The week since Greeks delivered a firm No vote against a set of Eurozone austerity measures in return for a financial aid program has been a busy one.
But despite Finance Minister Yannis Varoufakis’ pledge to resign and Prime Minister Alexis Tsipras getting a ribbing for his policies in the European Parliament, Eurozone leaders are demanding Greece do more to reform its fiscal policies.
Tsipras had earlier in the week asked for an additional $59 billion in immediate aid to cover the next three years, in exchange for the kinds of reforms European creditors had been demanding of Athens.
But European leaders may have lost faith in Tsipras.
During a summit of some Eurozone leaders in Brussels on Sunday, Tsipras was told he had to have the Greek parliament fully ratify a bailout deal – which some say is far more stringent than what was on the table before – and immediately scrap pensions while raising taxes – or else.
But the week of hard negotiations – and a return of Greek anti-austerity protesters to the streets – has stretched both Athens and the EU itself.
Many ministers and senior figure’s in Tsipras’ Syriza party have said they would not sign a EU deal if it is brought before the Greek Parliament.
In Brussels, Germany’s hard stance toward Greece has alienated some of its European allies.

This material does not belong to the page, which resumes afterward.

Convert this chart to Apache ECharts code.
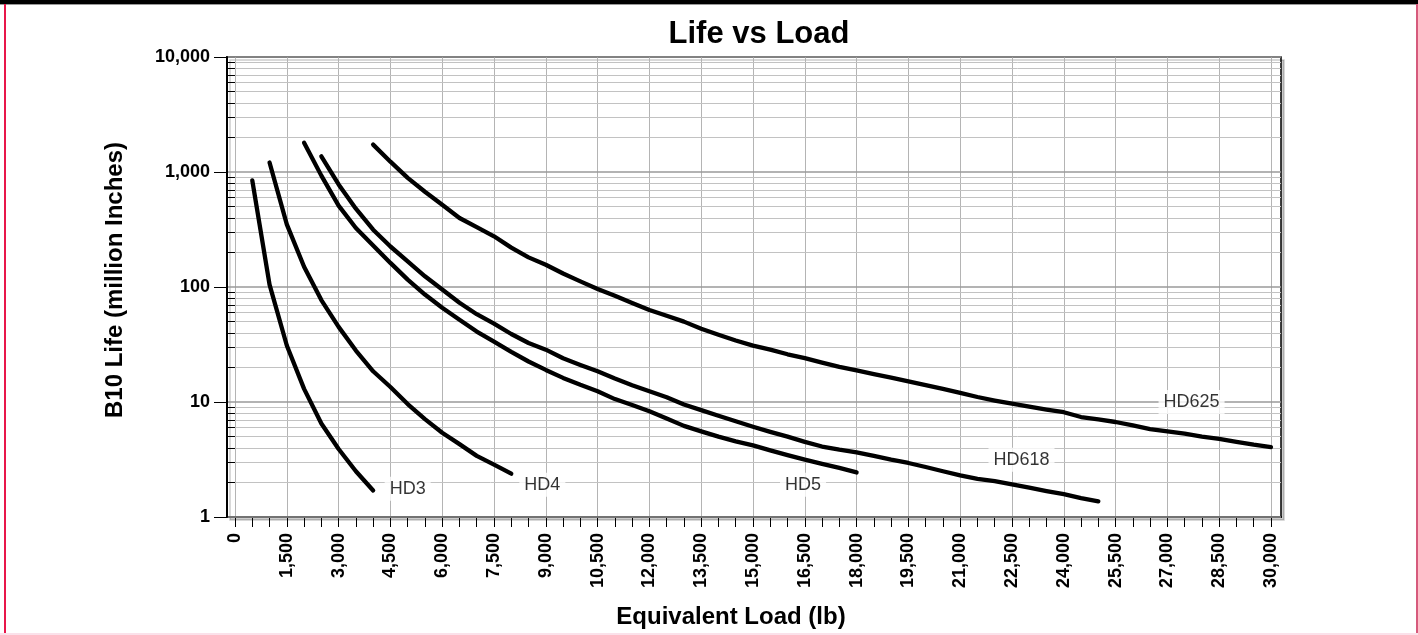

France, for example, sees a different approach to the crisis and French President Francois Hollande disagrees with German Chancellor Angela Merkel on the probability of a Grexit.
Hollande has warned that a Grexit would be tantamount to the worst crisis to hit Europe since World War II and represent a defeat of all the ideals that have unified the continent since.
Some European leaders share Hollande’s urgent need to resolve the issue, but keep Greece in the currency zone, while others have banded with Germany’s hardline.
At stake is German Finance Minister Wolfgang Schaeuble’s suggestion last week that a “Grexit” could be temporary until Greece fixes its economy.
He has pressed Merkel hard to pressure Tsipras to concede to International Monetary Fund “management” of any bailout regimen Athens may adopt.
Some European lawmakers say that humiliating Greece by increasing austerity measures will only make its exit inevitable.